SBCA

Exit Strategy: Being in a Position of Strength

By on July 4, 2016

If you have done a good job of building a successful business, one day you should be able to sell it for a considerable sum of money. You have developed considerable “sweat equity” by working hard for your income. It is wise to develop an “exit strategy.” Actually you should have an exit strategy the first day you are in business. Private Equity Groups will not make an investment in a business until they know how they are going to exit the business.

Since the majority of your wealth is invested in your business, you should begin to think about your business as a “401K” plan. No matter how long you have been in business, an exit strategy is an essential part of ensuring that your long-term financial interests stay in place. This will be true even though a number of scenarios could require you to adjust the date and manner in which you exit your business.

You want to prepare for the right reasons, the right timing and the appropriate manner in which you depart your business in the future. Keep yourself in a position of strength. Your goal is to depart your business on your terms, not the terms of someone else! Consider the following two issues:

1. You should know the value of your business, and what you want to sell it for in the future. Your exit strategy should be anchored by what can realistically be accomplished through a business sale at a later date. We recommend that business owners get an annual evaluation of their business. In the same way that a 401k plan investor gets an annual statement with the account balance, you should know the value of your hard work, and you should focus on building that value. Knowing this value may transform how you run your business and how you approach risks.
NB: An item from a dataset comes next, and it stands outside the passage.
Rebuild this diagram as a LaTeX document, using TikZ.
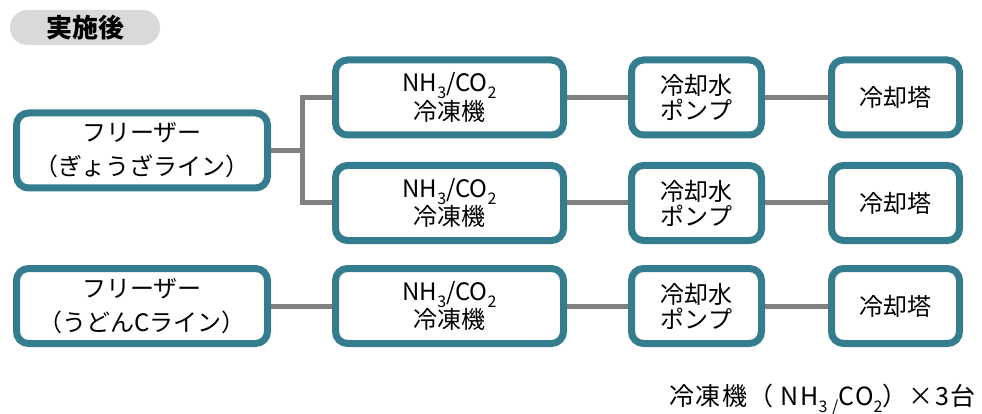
\documentclass[tikz,border=0pt]{standalone}
\usepackage{fontspec}
\setmainfont{Noto Sans CJK JP}
\newfontfamily\jp{Noto Sans CJK JP}
\usetikzlibrary{backgrounds}
\definecolor{teal1}{RGB}{52,125,143}
\definecolor{conn}{RGB}{128,128,128}
\definecolor{pill}{RGB}{217,217,217}
\newcommand\sbs[1]{\raisebox{-0.3em}{\fontsize{16}{16}\selectfont #1}}
\begin{document}
\begin{tikzpicture}[x=1pt,y=-1pt,
  box/.style={draw=teal1,line width=7pt,fill=white,rounded corners=12pt,inner sep=0pt,
    align=center,minimum height=75pt,font=\jp\fontsize{24}{34}\selectfont},
  fbox/.style={box,minimum width=251pt},
  cbox/.style={box,minimum width=228pt,font=\jp\fontsize{24}{26}\selectfont},
  pbox/.style={box,minimum width=130pt,font=\jp\fontsize{24}{25}\selectfont},
  tbox/.style={box,minimum width=128pt,font=\jp\fontsize{24}{26}\selectfont},
  link/.style={draw=conn,line width=5pt}]
\useasboundingbox (0,0) rectangle (982,414);
\node[fill=pill,rounded corners=17.5pt,minimum width=150pt,minimum height=35pt,inner sep=0pt,
  font=\jp\bfseries\fontsize{26}{26}\selectfont] (h) at (85,27.5) {実施後};

\node[fbox] (f1) at (142,150.5) {フリーザー\\（ぎょうざライン）};
\node[fbox] (f2) at (142,306) {フリーザー\\（うどんCライン）};

\node[cbox] (c1) at (449.5,97.5) {NH\sbs{3}/CO\sbs{2}\\冷凍機};
\node[cbox] (c2) at (449.5,203) {NH\sbs{3}/CO\sbs{2}\\冷凍機};
\node[cbox] (c3) at (449.5,306) {NH\sbs{3}/CO\sbs{2}\\冷凍機};

\node[pbox] (p1) at (696.5,97.5) {冷却水\\ポンプ};
\node[pbox] (p2) at (696.5,203) {冷却水\\ポンプ};
\node[pbox] (p3) at (696.5,306) {冷却水\\ポンプ};

\node[tbox] (t1) at (895.5,97.5) {冷却塔};
\node[tbox] (t2) at (895.5,203) {冷却塔};
\node[tbox] (t3) at (895.5,306) {冷却塔};

\coordinate (j) at (302,150.5);

\node[anchor=base east,inner sep=0pt,font=\jp\fontsize{25}{25}\selectfont\addfontfeature{LetterSpace=6}] (note) at (976,405)
  {冷凍機（ NH\sbs{3 /}CO\sbs{2}）×3台};

\begin{scope}[on background layer]
\draw[link] (f1.east) -- (j);
\draw[link] (c1.west) -- (c1.west -| j) -- (c2.west -| j) -- (c2.west);
\draw[link] (c1.east) -- (p1.west);
\draw[link] (c2.east) -- (p2.west);
\draw[link] (c3.east) -- (p3.west);
\draw[link] (p1.east) -- (t1.west);
\draw[link] (p2.east) -- (t2.west);
\draw[link] (p3.east) -- (t3.west);
\draw[link] (f2.east) -- (c3.west);
\end{scope}
\end{tikzpicture}
\end{document}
Too many small business owners resume subject their long-term financial interests to unnecessary risks because they do not clearly understand the likely future return on investment.

2. Make sure you have an exit strategy that anticipates the unexpected. There is a strong likelihood that the timetable you have in mind for a future business sale may not come to pass right on schedule. It will likely happen sooner or later than your plan. The time spent preparing for “worst case scenarios” will position you to save time, money, and legal problems. This time investment will help you to avoid stress, heartburn, the loss of your “401k” retirement plan. Below are some scenarios that could cause a major course correction. Do you have an exit strategy that addresses these potential scenarios?

• You become burned out, go through a divorce, or a health crisis.
• You want something more challenging, more fun or less stressful.
• You run short on working capital.
• Your business needs new skills, a new approach or resources you can’t provide.
• Your partner wants out of the business, dies or becomes disabled.
• Your partner gets divorced and needs cash for a settlement.

The fact is that very few business people want to spend time considering these negative situations, but reality is that these things can happen, and you want to protect your retirement plan. Wise business owners make the time to address these issues.

A wise saying is that “you shall know the Truth, and the Truth shall set you free.” Spending time now working on your business exit will help you plan for the unforeseen, and will allow you to build and protect your largest investment and asset; your “Business 401k plan.”